De dader van de schietpartij in Boulder, Colorado afgelopen maandag kocht zijn vuurwapen in een geregistreerde wapenwinkel. In navolging van het gebeuren riep onder andere president Biden op tot strengere wapenwetgeving. De voorstellen die hij opwerpt worden nochtans al uitgevoerd in Colorado.
De schutter was maandag een King Soopers-supermarkt binnengestapt en had stilzwijgend het vuur geopend op omstaanders. In totaal kwamen 10 mensen, waaronder een agent, om het leven. De politie kon de dader inrekenen en hij werd al snel geïdentificeerd als Ahmad Al Aliwi Alissa, een Syrische Amerikaan. Alissa was gewapend met een AR-15 pistool, een wapen vergelijkbaar met een semi-automatisch geweer. De oproep om strengere wapenwetgeving kwam haast ogenblikkelijk uit het kamp van de Democraten.
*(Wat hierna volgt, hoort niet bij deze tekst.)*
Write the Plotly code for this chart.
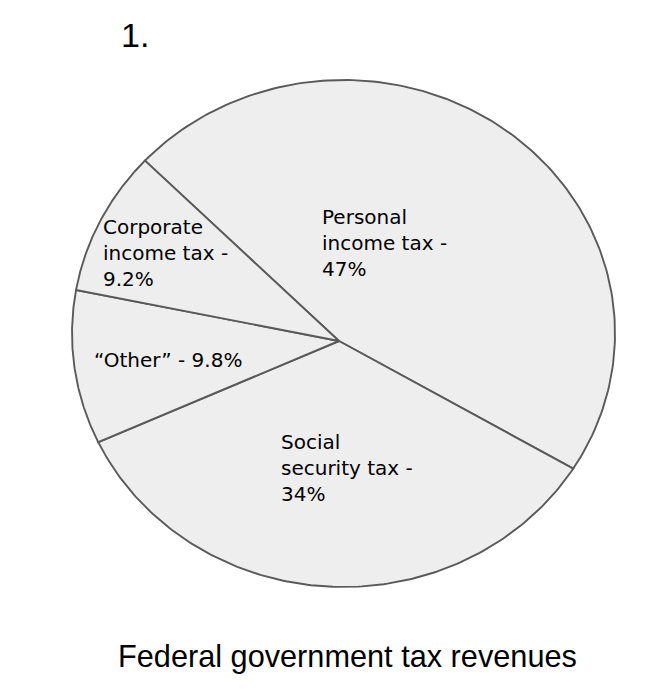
import numpy as np
import plotly.graph_objects as go

labels = ["Personal<br>income tax -", "Social<br>security tax -", "“Other” - ", "Corporate<br>income tax -"]
values = [47, 34, 9.8, 9.2]
value_text = ["<br>47%", "<br>34%", "9.8%", "<br>9.2%"]
title_text = "Federal government tax revenues"
number_text = "1."

W, H = 670, 698
cx, cy, a, b = 343.5, 333.5, 271.5, 253.5  # ellipse geometry in pixels
hub_dx, hub_dy = -4.5 / a, -7.5 / b        # hub slightly off-centre, as drawn

fig = go.Figure()
start = 137.0
total = sum(values)
theta0 = start
for lab, v in zip(labels, values):
    span = v / total * 360.0
    th = np.radians(np.linspace(theta0, theta0 - span, 160))
    xs = np.concatenate([[hub_dx], np.cos(th), [hub_dx]])
    ys = np.concatenate([[hub_dy], np.sin(th), [hub_dy]])
    fig.add_trace(go.Scatter(x=xs, y=ys, mode="lines", fill="toself",
                             fillcolor="#eeeeee",
                             line=dict(color="#5a5a5a", width=1.9),
                             hoverinfo="skip", showlegend=False))
    theta0 -= span

label_font = dict(family="DejaVu Sans", size=20, color="#000000")
label_pos = [(320, 243), (279, 468), (92, 360), (101, 253)]
for lab, vt, (px, py) in zip(labels, value_text, label_pos):
    fig.add_annotation(x=px / W, y=1 - py / H, xref="paper", yref="paper",
                       text=lab + vt, showarrow=False, xanchor="left", yanchor="middle",
                       align="left", font=label_font)

fig.add_annotation(x=347.5 / W, y=1 - 656 / H, xref="paper", yref="paper", text=title_text,
                   showarrow=False, xanchor="center", yanchor="middle",
                   font=dict(family="Liberation Sans, Arial", size=30.7, color="#000000"))
fig.add_annotation(x=119 / W, y=1 - 35 / H, xref="paper", yref="paper", text=number_text,
                   showarrow=False, xanchor="left", yanchor="middle",
                   font=dict(family="Liberation Sans, Arial", size=34, color="#000000"))

fig.update_layout(
    width=W, height=H, margin=dict(l=0, r=0, t=0, b=0),
    paper_bgcolor="white", plot_bgcolor="white",
    xaxis=dict(range=[-cx / a, (W - cx) / a], visible=False, fixedrange=True),
    yaxis=dict(range=[(cy - H) / b, cy / b], visible=False, fixedrange=True),
)
fig.write_html("out.html")
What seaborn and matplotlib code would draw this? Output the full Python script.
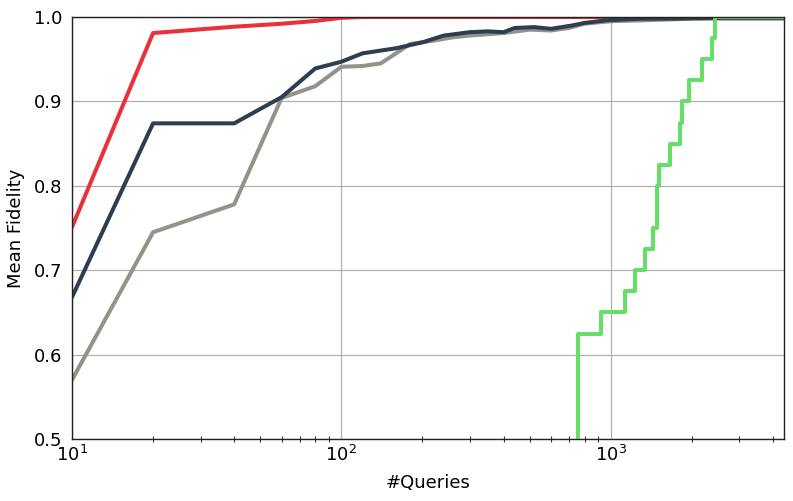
import matplotlib
matplotlib.use("Agg")
import matplotlib.pyplot as plt
import seaborn as sns
import pandas as pd

# ---- data ----
red_x = [10, 20, 40, 60, 80, 100, 120, 200, 400, 1000, 4400]
red_y = [0.751, 0.981, 0.9885, 0.992, 0.9953, 0.999, 1.0, 1.0, 1.0, 1.0, 1.0]

navy_x = [10, 20, 40, 60, 80, 100, 120, 160, 200, 240, 300, 350, 400, 440,
          520, 600, 720, 800, 960, 1100, 1300, 1700, 2500, 4400]
navy_y = [0.668, 0.874, 0.874, 0.905, 0.939, 0.947, 0.957, 0.963, 0.970, 0.978,
          0.982, 0.983, 0.982, 0.987, 0.988, 0.986, 0.990, 0.993, 0.996, 0.997,
          0.998, 0.998, 0.999, 0.999]

gray_x = [10, 20, 40, 60, 80, 100, 120, 140, 180, 220, 260, 300, 400, 500,
          600, 700, 800, 1000, 1300, 2000, 4400]
gray_y = [0.570, 0.745, 0.778, 0.904, 0.918, 0.941, 0.942, 0.945, 0.968, 0.972,
          0.976, 0.978, 0.981, 0.985, 0.984, 0.987, 0.992, 0.995, 0.996, 0.998,
          0.998]

green_x = [10, 755, 923, 1134, 1228, 1338, 1436, 1486, 1486, 1508, 1657, 1805,
           1841, 1954, 2185, 2380, 2449, 4400]
green_y = [0.0, 0.625, 0.65, 0.675, 0.70, 0.725, 0.75, 0.775, 0.80, 0.825, 0.85,
           0.875, 0.90, 0.925, 0.95, 0.975, 1.0, 1.0]

x_label = "#Queries"
y_label = "Mean Fidelity"

colors = {"red": "#e8313b", "navy": "#2d3e50", "gray": "#93938a", "green": "#67de67"}

# ---- plot ----
sns.set_style("white")
plt.rcParams["font.family"] = ["DejaVu Sans"]

fig = plt.figure(figsize=(7.93, 5.01), dpi=100)
ax = fig.add_axes([72 / 793, 1 - 439 / 501, (784 - 72) / 793, (439 - 17) / 501])

lw = 2.9
series = [
    (red_x, red_y, colors["red"], {}),
    (gray_x, gray_y, colors["gray"], {}),
    (navy_x, navy_y, colors["navy"], {}),
    (green_x, green_y, colors["green"], {"drawstyle": "steps-post"}),
]
for xs, ys, c, kw in series:
    df = pd.DataFrame({"x": xs, "y": ys})
    sns.lineplot(data=df, x="x", y="y", ax=ax, color=c, linewidth=lw,
                 estimator=None, sort=False, **kw)

ax.set_xscale("log")
ax.set_xlim(10, 4400)
ax.set_ylim(0.5, 1.0)
ax.set_yticks([0.5, 0.6, 0.7, 0.8, 0.9, 1.0])
ax.set_yticklabels(["0.5", "0.6", "0.7", "0.8", "0.9", "1.0"])

ax.grid(True, which="major", color="#b0b0b0", linewidth=0.9)
ax.set_axisbelow(True)
for s in ax.spines.values():
    s.set_visible(True)
    s.set_color("#222222")
    s.set_linewidth(1.0)

ax.tick_params(axis="both", which="major", direction="inout", length=7,
               width=1.0, labelsize=13, colors="#333333", labelcolor="black")
ax.tick_params(axis="x", which="minor", direction="inout", length=4,
               width=0.8, colors="#333333", bottom=True)
ax.tick_params(axis="x", which="major", pad=1)

ax.set_xlabel(x_label, fontsize=13, labelpad=6, color="black")
ax.set_ylabel(y_label, fontsize=13, labelpad=6, color="black")

fig.savefig("out.png", dpi=100)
Universal backgroundchecks
President Biden liet algauw weten dat hij ‘universal backgroundchecks’ door het Congres wil krijgen. Hierbij zou alle wapenverkoop geregistreerd worden door de overheid. Verschillende staten, waaronder Colorado, voeren reeds dit soort controles uit en desondanks kon Allisa zes dagen voor de schietpartij een AR-15 kopen. De eigenaar van de wapenwinkel meldde aan Reuters: “Het is altijd onze hoogste prioriteit geweest om te verzekeren dat elk wapen legaal verkocht wordt. Dat zal ook altijd onze prioriteit blijven.” Ook de schutter in Atlanta verkreeg zijn wapen ondanks lokale regelgeving, waardoor het nut van ‘universal backgroundchecks’ in vraag gesteld kan worden.
Merkwaardig is dat in bijvoorbeeld Oostenrijk aanschaf van een wapen zeer soepel is. Toch blijken er in Oostenrijk niet regelmatig schietpartijen.